By March 2023, term deposits accounted for 56.9% of total deposits in the banking system, up from 55.2% a year earlier. By March 2024, their share had climbed to about 59.4%, even as savings deposits declined as a proportion of the total.
By March 2025, term deposits made up 61.1% of the deposit base, underscoring how decisively the deposit mix has moved during the tightening phase.
But that shift towards term deposits is only part of the story. The more interesting development lies in how those deposits are distributed across maturities.
Maturity Shift
The maturity profile of those deposits has shifted just as sharply.
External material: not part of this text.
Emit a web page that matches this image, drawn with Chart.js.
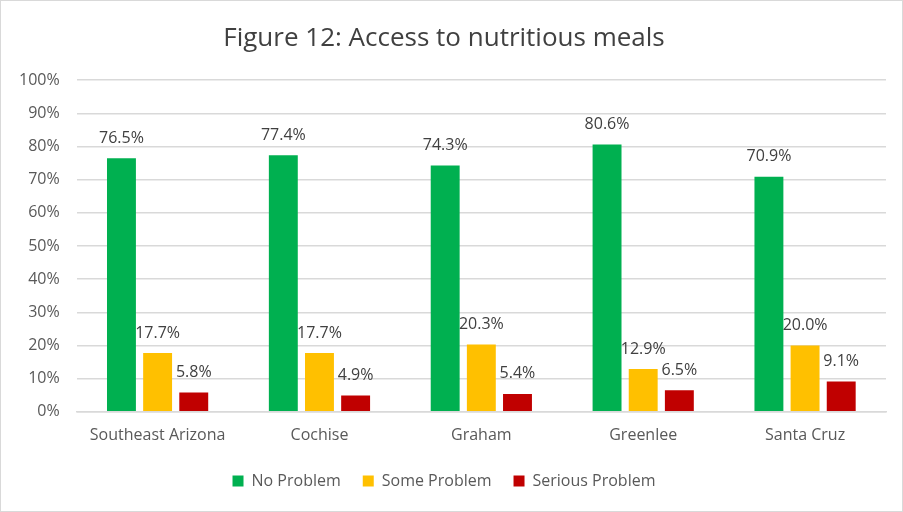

In March 2023, about 64.2% of term deposits had an original maturity of one to three years, up from 50.4% a year earlier. The share continued to rise thereafter. By March 2024, nearly two-thirds of term deposits — around 66.7% — sat in this band, increasing further to 68.4% by March 2025.
In other words, a growing portion of bank funding is now clustered within a single maturity window.
The reasons are not difficult to see. For depositors, one-to-three-year deposits offered a convenient middle ground. Rates in this segment rose sharply during the tightening phase, allowing savers to lock in higher returns without committing funds for very long periods in an uncertain rate environment.
Banks had their own incentives. Credit demand remained strong while deposit mobilisation lagged. Raising rates aggressively on long-tenure deposits would have locked banks into expensive liabilities for years. The one-to-three-year bucket offered a workable compromise, attractive enough to pull in funds, but not so long as to become a structural burden.
The result is a liability structure in which a substantial share of deposits matures within a relatively narrow time frame. This has important implications for how bank funding costs evolve through the interest-rate cycle.
When deposits are distributed across a wide range of maturities, they roll over gradually. Funding costs therefore adjust slowly. But when a large share sits within a narrow maturity band, substantial volumes come up for renewal at roughly the same time. In effect, funding costs begin to reset in waves.
What happens next will depend on the direction of the interest-rate cycle. If policy rates remain elevated when these deposits mature, banks may have to renew them at similarly high rates, keeping funding costs firm. If rates ease, rollovers could happen at lower levels, offering some relief to margins.
Either way, the clustering of maturities makes bank funding more sensitive to changes in monetary policy.
The pricing profile of deposits already hints at this dynamic. RBI data show that by March 2025, around 72.7% of term deposits carried interest rates of 7% or higher. A year earlier the share stood at 64.2%. In 2022-23, it was just 33.5%.
Much of the system’s funding, in other words, has been locked in at relatively high rates during the tightening phase. As these deposits mature over the coming years, they will be renewed at whatever rates prevail then. The timing of those maturities will therefore shape how quickly bank funding costs adjust when the policy cycle eventually turns.
None of this implies instability in the deposit base. Indian bank deposits remain largely retail-driven and structurally stable. What has changed is the configuration of the liability side of bank balance sheets.
The tightening cycle nudged depositors towards higher-yield term instruments. Within those instruments, the one-to-three-year maturity band has emerged as the dominant choice. The result is a deposit base that will increasingly reprice in waves rather than through a gradual, staggered process.
For bankers, regulators and investors, the debate on deposits therefore needs to move beyond the familiar CASA-versus-term-deposit framework. The more pertinent question now concerns the maturity profile of deposits and the timing with which bank funding costs respond to changes in interest rates.
India’s deposit base has quietly shifted towards the middle of the maturity curve. When the interest-rate cycle eventually turns, that structure will determine how swiftly, and how sharply, the cost of bank funding adjusts.